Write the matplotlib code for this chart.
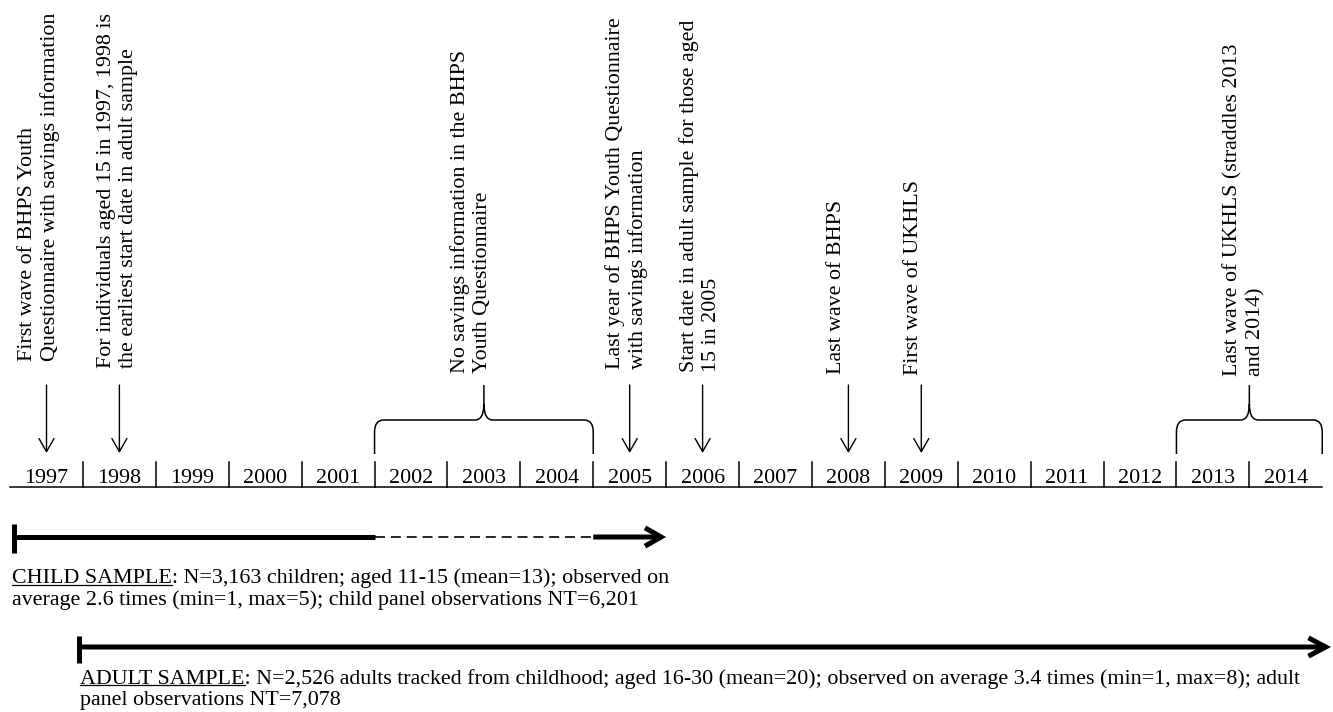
import matplotlib
matplotlib.use('Agg')
from matplotlib import pyplot as plt
from matplotlib.path import Path
from matplotlib.patches import PathPatch, FancyArrowPatch

plt.rcParams['font.family'] = ['Liberation Serif', 'DejaVu Serif']

# timeline cells
years = list(range(1997, 2015))

# single-year events: arrow year, label column (year units), top of text (px)
event_years = [1997, 1998, 2005, 2006, 2008, 2009]
event_label_x = [1996.90, 1997.98, 2004.96, 2005.96, 2007.84, 2008.89]
event_label_top = [13, 13, 17, 20, 200, 180]
event_labels = [
    "First wave of BHPS Youth\nQuestionnaire with savings information",
    "For individuals aged 15 in 1997, 1998 is\nthe earliest start date in adult sample",
    "Last year of BHPS Youth Questionnaire\nwith savings information",
    "Start date in adult sample for those aged\n15 in 2005",
    "Last wave of BHPS",
    "First wave of UKHLS",
]

# multi-year events shown with a brace
span_start = [2002, 2013]
span_end = [2004, 2014]
span_label_x = [2002.83, 2013.43]
span_label_top = [50, 43]
span_labels = [
    "No savings information in the BHPS\nYouth Questionnaire",
    "Last wave of UKHLS (straddles 2013\nand 2014)",
]

# sample coverage (year units)
child_solid = [(1996.554, 2001.5)]
child_gap = (2001.5, 2004.5)
child_last = (2004.5, 2005.5)
adult_span = (1997.446, 2014.62)

child_text = ("CHILD SAMPLE: N=3,163 children; aged 11-15 (mean=13); observed on\n"
              "average 2.6 times (min=1, max=5); child panel observations NT=6,201")
adult_text = ("ADULT SAMPLE: N=2,526 adults tracked from childhood; aged 16-30 (mean=20); "
              "observed on average 3.4 times (min=1, max=8); adult\npanel observations NT=7,078")

FS = 15.8
PX = 1 / 72.9  # one pixel in year units

fig = plt.figure(figsize=(13.33, 7.12), dpi=100)
ax = fig.add_axes([0, 0, 1, 1])
ax.set_xlim(1997 - 46.5 * PX, 1997 + (1333 - 46.5) * PX)
ax.set_ylim(712, 0)
ax.axis('off')

# axis line, separators and year labels
ax.plot([years[0] - 0.5, years[-1] + 0.5], [487, 487], color='black', lw=1.1)
for y in years[:-1]:
    ax.plot([y + 0.5, y + 0.5], [462, 487], color='black', lw=1.1)
for y in years:
    ax.text(y, 483, str(y), fontsize=FS, ha='center', va='baseline')

# event arrows and labels
for yr, lx, top, lab in zip(event_years, event_label_x, event_label_top, event_labels):
    ax.annotate("", xy=(yr, 453), xytext=(yr, 385),
                arrowprops=dict(arrowstyle='->,head_length=0.47,head_width=0.27',
                                lw=1.0, color='black', shrinkA=0, shrinkB=0,
                                mutation_scale=20))
    ax.text(lx, top, lab, fontsize=FS, rotation=90, ha='center', va='top',
            multialignment='left', linespacing=1.21)


def brace(x0, x1, ybot=454, yh=420, ytip=385):
    xm = (x0 + x1) / 2
    d = 9 * PX
    verts = [(x0, ybot), (x0, yh + 12), (x0, yh), (x0 + d, yh), (xm - d, yh),
             (xm, yh), (xm, yh - 16), (xm, ytip),
             (xm, yh - 16), (xm, yh), (xm + d, yh), (x1 - d, yh),
             (x1, yh), (x1, yh + 12), (x1, ybot)]
    codes = [Path.MOVETO, Path.LINETO, Path.CURVE3, Path.CURVE3, Path.LINETO,
             Path.CURVE3, Path.CURVE3, Path.LINETO,
             Path.MOVETO, Path.CURVE3, Path.CURVE3, Path.LINETO,
             Path.CURVE3, Path.CURVE3, Path.LINETO]
    ax.add_patch(PathPatch(Path(verts, codes), fill=False, lw=1.1, color='black'))


for s, e, lx, top, lab in zip(span_start, span_end, span_label_x, span_label_top, span_labels):
    brace(s - 0.5, e + 0.5)
    ax.text(lx, top, lab, fontsize=FS, rotation=90, ha='center', va='top',
            multialignment='left', linespacing=1.21)

# child sample bar
cy = 537
ax.plot([child_solid[0][0], child_solid[0][0]], [524, 553], color='black', lw=3.6,
        solid_capstyle='butt')
for a, b in child_solid:
    ax.plot([a, b], [cy, cy], color='black', lw=3.6, solid_capstyle='butt')
ax.plot(child_gap, [cy, cy], color='black', lw=1.2, dashes=(6, 3.5))
ax.add_patch(FancyArrowPatch((child_last[0], cy), (child_last[1], cy),
                             arrowstyle='->,head_length=0.58,head_width=0.33',
                             mutation_scale=20, lw=3.6, color='black',
                             shrinkA=0, shrinkB=0, joinstyle='miter', capstyle='butt'))

# adult sample bar
ay = 647
ax.plot([adult_span[0], adult_span[0]], [636, 663], color='black', lw=3.6,
        solid_capstyle='butt')
ax.add_patch(FancyArrowPatch((adult_span[0], ay), (adult_span[1], ay),
                             arrowstyle='->,head_length=0.62,head_width=0.33',
                             mutation_scale=20, lw=3.6, color='black',
                             shrinkA=0, shrinkB=0, joinstyle='miter', capstyle='butt'))

# sample descriptions (va='baseline' pins the last line)
tx_child = ax.text(1997 - 34.5 * PX, 605, child_text, fontsize=FS, ha='left',
                   va='baseline', linespacing=1.15)
tx_adult = ax.text(adult_span[0] + 1 * PX, 705, adult_text, fontsize=FS, ha='left',
                   va='baseline', linespacing=1.15)

# underline the sample names
fig.canvas.draw()
r = fig.canvas.get_renderer()
for t, word, uy in [(tx_child, "CHILD SAMPLE", 585), (tx_adult, "ADULT SAMPLE", 685)]:
    tmp = ax.text(t.get_position()[0], 0, word, fontsize=FS)
    w = tmp.get_window_extent(r).width
    tmp.remove()
    x0 = t.get_position()[0]
    ax.plot([x0, x0 + w * PX], [uy, uy], color='black', lw=0.9)

fig.savefig('out.png', dpi=100)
- - -
## To be done
Every line of the listing that holds "matplotlib" is to be counted; give only the resulting number.

## Response to this exercise
6